I thank Bob Bender, my editor at Simon & Schuster, for his support of and patience with an author whose two-year project turned into a five-year marathon, and my agent Nat Sobel for placing the book with an editor as good as Bob.
Finally and mostly, I thank my wife, Lauren Kessler, who not only encouraged me to keep after Pauling until he agreed to cooperate in this project, but also acted as a sounding board for ideas, provided a sympathetic ear for complaints, and superbly edited most of the text, all while writing an award-winning book of her own.
Thomas Hager
Eugene, Oregon
June 1995
Preface to the Ebook Edition
Readers can thank the advent of electronic books for this new edition of Force of Nature. This book was (and is) a labor of love. It took me five long years to research and write. It marked my debut as a solo author. Its publication represented an important step forward both for my professional career and for my development as a writer. When it finally reached print in 1995, it was respectfully, sometimes enthusiastically, endorsed by critics, a very important factor in building my self-confidence, and enabling me financially and psychically to consider book writing as a career.
Commercially, however, the book was a bust. My publisher, Simon & Schuster, so accommodating during all those years of writing, was less patient building the book’s market. Hardcover sales were slow, and the sheer size of the book, at more than 700 old-style print pages, made it economically impractical to put out a paperback.

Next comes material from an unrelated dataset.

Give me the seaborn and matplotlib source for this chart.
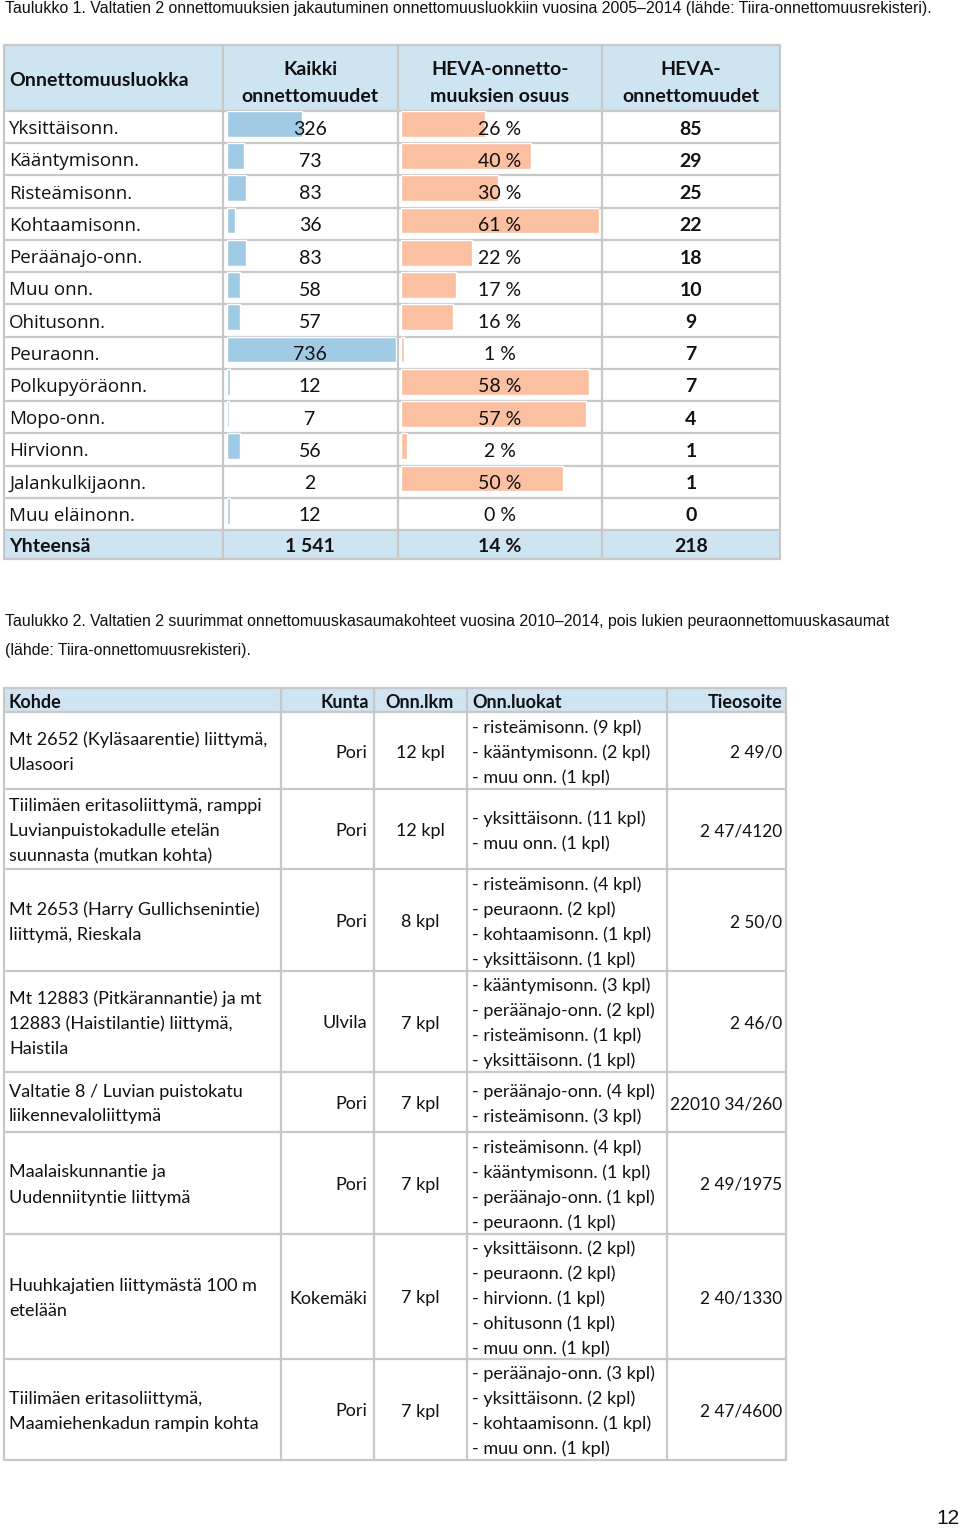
import numpy as np
import pandas as pd
import matplotlib
matplotlib.use('Agg')
import matplotlib.pyplot as plt
import seaborn as sns

## data for table 1
classes = ['Yksittäisonn.', 'Kääntymisonn.', 'Risteämisonn.', 'Kohtaamisonn.',
           'Peräänajo-onn.', 'Muu onn.', 'Ohitusonn.', 'Peuraonn.',
           'Polkupyöräonn.', 'Mopo-onn.', 'Hirvionn.', 'Jalankulkijaonn.',
           'Muu eläinonn.']
kaikki = [326, 73, 83, 36, 83, 58, 57, 736, 12, 7, 56, 2, 12]
heva_pct = [26, 40, 30, 61, 22, 17, 16, 1, 58, 57, 2, 50, 0]
heva_n = [85, 29, 25, 22, 18, 10, 9, 7, 7, 4, 1, 1, 0]
total_row = ['Yhteensä', '1 541', '14 %', '218']
headers1 = ['Onnettomuusluokka', 'Kaikki\nonnettomuudet',
            'HEVA-onnetto-\nmuuksien osuus', 'HEVA-\nonnettomuudet']

## data for table 2
headers2 = ['Kohde', 'Kunta', 'Onn.lkm', 'Onn.luokat', 'Tieosoite']
kohde = [['Mt 2652 (Kyläsaarentie) liittymä,', 'Ulasoori'],
         ['Tiilimäen eritasoliittymä, ramppi', 'Luvianpuistokadulle etelän', 'suunnasta (mutkan kohta)'],
         ['Mt 2653 (Harry Gullichsenintie)', 'liittymä, Rieskala'],
         ['Mt 12883 (Pitkärannantie) ja mt', '12883 (Haistilantie) liittymä,', 'Haistila'],
         ['Valtatie 8 / Luvian puistokatu', 'liikennevaloliittymä'],
         ['Maalaiskunnantie ja', 'Uudenniityntie liittymä'],
         ['Huuhkajatien liittymästä 100 m', 'etelään'],
         ['Tiilimäen eritasoliittymä,', 'Maamiehenkadun rampin kohta']]
kunta = ['Pori', 'Pori', 'Pori', 'Ulvila', 'Pori', 'Pori', 'Kokemäki', 'Pori']
onn_lkm = ['12 kpl', '12 kpl', '8 kpl', '7 kpl', '7 kpl', '7 kpl', '7 kpl', '7 kpl']
luokat = [['risteämisonn. (9 kpl)', 'kääntymisonn. (2 kpl)', 'muu onn. (1 kpl)'],
          ['yksittäisonn. (11 kpl)', 'muu onn. (1 kpl)'],
          ['risteämisonn. (4 kpl)', 'peuraonn. (2 kpl)', 'kohtaamisonn. (1 kpl)', 'yksittäisonn. (1 kpl)'],
          ['kääntymisonn. (3 kpl)', 'peräänajo-onn. (2 kpl)', 'risteämisonn. (1 kpl)', 'yksittäisonn. (1 kpl)'],
          ['peräänajo-onn. (4 kpl)', 'risteämisonn. (3 kpl)'],
          ['risteämisonn. (4 kpl)', 'kääntymisonn. (1 kpl)', 'peräänajo-onn. (1 kpl)', 'peuraonn. (1 kpl)'],
          ['yksittäisonn. (2 kpl)', 'peuraonn. (2 kpl)', 'hirvionn. (1 kpl)', 'ohitusonn (1 kpl)', 'muu onn. (1 kpl)'],
          ['peräänajo-onn. (3 kpl)', 'yksittäisonn. (2 kpl)', 'kohtaamisonn. (1 kpl)', 'muu onn. (1 kpl)']]
tieosoite = ['2 49/0', '2 47/4120', '2 50/0', '2 46/0', '22010 34/260',
             '2 49/1975', '2 40/1330', '2 47/4600']

caption1 = ('Taulukko 1. Valtatien 2 onnettomuuksien jakautuminen onnettomuusluokkiin '
            'vuosina 2005–2014 (lähde: Tiira-onnettomuusrekisteri).')
caption2 = ['Taulukko 2. Valtatien 2 suurimmat onnettomuuskasaumakohteet vuosina 2010–2014, '
            'pois lukien peuraonnettomuuskasaumat', '(lähde: Tiira-onnettomuusrekisteri).']

## styles
sns.set_theme(style='white')
plt.rcParams['font.family'] = ['Lato', 'DejaVu Sans']
CAP_FONT = ['Liberation Sans Narrow', 'Liberation Sans', 'DejaVu Sans']
LAB_FONT = ['Open Sans', 'DejaVu Sans']
HEAD_BG = '#cfe4f1'
BLUE = '#a1cae4'
ORANGE = '#fbbfa1'
GRID = '#c8c8c8'
TXT = '#111111'
FS1 = 14
FS2 = 13
DY = 2

W, H = 960, 1530
fig = plt.figure(figsize=(W / 100, H / 100), dpi=100)


def px_axes(x0, y0, x1, y1):
    a = fig.add_axes([x0 / W, 1 - y1 / H, (x1 - x0) / W, (y1 - y0) / H])
    a.set_facecolor('none')
    return a


bg = px_axes(0, 0, W, H)
bg.set_xlim(0, W)
bg.set_ylim(H, 0)
bg.axis('off')

## ---- table 1 background ----
t1_cols = [4, 223, 398, 602, 780]
t1_top, t1_head, t1_body_end, t1_bot = 45, 111, 530, 559
row_h = (t1_body_end - t1_head) / len(classes)
bg.fill_between([t1_cols[0], t1_cols[-1]], t1_top, t1_head, color=HEAD_BG, lw=0)
bg.fill_between([t1_cols[0], t1_cols[-1]], t1_body_end, t1_bot, color=HEAD_BG, lw=0)
for x in t1_cols:
    bg.plot([x, x], [t1_top, t1_bot], color=GRID, lw=1.6)
for i in range(len(classes) + 1):
    y = t1_head + i * row_h
    bg.plot([t1_cols[0], t1_cols[-1]], [y, y], color=GRID, lw=1.6)
for y in [t1_top, t1_bot]:
    bg.plot([t1_cols[0], t1_cols[-1]], [y, y], color=GRID, lw=1.6)

## ---- table 2 background ----
t2_cols = [4, 281, 374, 467, 667, 786]
t2_rows = [688, 712, 789, 869, 971, 1072, 1132, 1234, 1359, 1460]
bg.fill_between([t2_cols[0], t2_cols[-1]], t2_rows[0], t2_rows[1], color=HEAD_BG, lw=0)
for x in t2_cols:
    bg.plot([x, x], [t2_rows[0], t2_rows[-1]], color=GRID, lw=1.6)
for y in t2_rows:
    bg.plot([t2_cols[0], t2_cols[-1]], [y, y], color=GRID, lw=1.6)

## ---- data bars of table 1 (bars sit at the top of each row) ----
df1 = pd.DataFrame({'luokka': classes, 'kaikki': kaikki, 'osuus': heva_pct})
bax = px_axes(227, t1_head, 396, t1_body_end)
sns.barplot(data=df1, x='kaikki', y='luokka', orient='h', color=BLUE,
            saturation=1, width=0.8, ax=bax)
bax.set_xlim(0, max(kaikki))
bax.set_ylim(len(classes) - 0.4, -0.4)
bax.axis('off')

oax = px_axes(401, t1_head, 599, t1_body_end)
sns.barplot(data=df1, x='osuus', y='luokka', orient='h', color=ORANGE,
            saturation=1, width=0.8, ax=oax)
oax.set_xlim(0, max(heva_pct))
oax.set_ylim(len(classes) - 0.4, -0.4)
oax.axis('off')

## ---- text layer ----
ax = px_axes(0, 0, W, H)
ax.set_xlim(0, W)
ax.set_ylim(H, 0)
ax.axis('off')

ax.text(5, 8, caption1, fontsize=11.4, family=CAP_FONT, va='center', color=TXT)

ax.text(9, 78 + DY, headers1[0], fontsize=FS1, weight='bold', va='center', color=TXT)
for x, h in zip([310, 500, 691], headers1[1:]):
    ax.text(x, 81 + DY, h, fontsize=FS1, weight='bold', va='center', ha='center',
            color=TXT, linespacing=1.65)

for i, c in enumerate(classes):
    y = t1_head + (i + 0.5) * row_h + DY
    ax.text(9, y, c, fontsize=13.5, family=LAB_FONT, va='center', color=TXT)
    ax.text(310, y, str(kaikki[i]), fontsize=FS1, va='center', ha='center', color=TXT)
    ax.text(500, y, f'{heva_pct[i]} %', fontsize=FS1, va='center', ha='center', color=TXT)
    ax.text(691, y, str(heva_n[i]), fontsize=FS1, va='center', ha='center',
            weight='bold', color=TXT)

ty = (t1_body_end + t1_bot) / 2 + DY
ax.text(9, ty, total_row[0], fontsize=FS1, va='center', weight='bold', color=TXT)
for x, t in zip([310, 500, 691], total_row[1:]):
    ax.text(x, ty, t, fontsize=FS1, va='center', ha='center', weight='bold', color=TXT)

## table 2 texts
ax.text(5, 621, caption2[0], fontsize=11.4, family=CAP_FONT, va='center', color=TXT)
ax.text(5, 650, caption2[1], fontsize=11.4, family=CAP_FONT, va='center', color=TXT)

hy = (t2_rows[0] + t2_rows[1]) / 2 + DY
ax.text(9, hy, headers2[0], fontsize=FS2, weight='bold', va='center', color=TXT)
ax.text(369, hy, headers2[1], fontsize=FS2, weight='bold', va='center', ha='right', color=TXT)
ax.text(420, hy, headers2[2], fontsize=FS2, weight='bold', va='center', ha='center', color=TXT)
ax.text(472, hy, headers2[3], fontsize=FS2, weight='bold', va='center', color=TXT)
ax.text(782, hy, headers2[4], fontsize=FS2, weight='bold', va='center', ha='right', color=TXT)

LS = 25
for i in range(len(kohde)):
    yc = (t2_rows[i + 1] + t2_rows[i + 2]) / 2 + DY
    for j, line in enumerate(kohde[i]):
        ax.text(9, yc + (j - (len(kohde[i]) - 1) / 2) * LS, line, fontsize=FS2,
                va='center', color=TXT)
    ax.text(367, yc, kunta[i], fontsize=FS2, va='center', ha='right', color=TXT)
    ax.text(420, yc, onn_lkm[i], fontsize=FS2, va='center', ha='center', color=TXT)
    for j, line in enumerate(luokat[i]):
        ax.text(472, yc + (j - (len(luokat[i]) - 1) / 2) * LS, '- ' + line,
                fontsize=FS2, va='center', color=TXT)
    ax.text(782, yc, tieosoite[i], fontsize=12.4, va='center', ha='right', color=TXT)

ax.text(959, 1519, '12', fontsize=15, family=CAP_FONT, va='center', ha='right', color=TXT)

fig.savefig('out.png', dpi=100, facecolor='white')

Publishing decisions often, at least in the old days, came down to things as mundane as the price of paper and ink. Within months of its publication, Force of Nature, like most hardcover titles, appeared and disappeared, off the shelves and out of print.
Until now.
Luckily for me, S&S made its decision to
stop producing the book back in the electronic Dark Ages before ebook rights meant anything. Force of Nature went out of print, literally and in the legal sense, which is something that rarely happens now. Today, publishers can legally keep titles “in print” in perpetuity by digitizing them, creating a sort of shadow existence for books that offers a sense of permanence in the marketplace, but all too often relegates titles to a living death, an endless, low-selling e-limbo that yields very little income for most writers. But, thanks to the fact that ebooks did not yet exist, my agent Nat Sobel and I were able to recover the rights to Force of Nature. For years I did nothing with those rights, concentrating instead on raising a family, running a university press, and writing several more books. Recently, however, after years of hearing people ask why the book was not available, I decided to bring Force of Nature back to life by releasing it digitally. The result is before you. I took on the task of preparing and publishing an ebook version as a sort of home project, under the name of my small personal publishing company, the Monroe Press. Putting Force of Nature into an ebook format not only offered the chance to reach new readers, but also gave me the opportunity to add some new material, smooth some clunky prose, and correct a few niggling errors in the original text that have bothered me for years. The vast majority of the book remains intact. My only regret is losing the original footnotes and their links to an extensive Bibliography. Those interested in sources will have to seek out a hardcover copy. Perhaps print offers some advantages after all.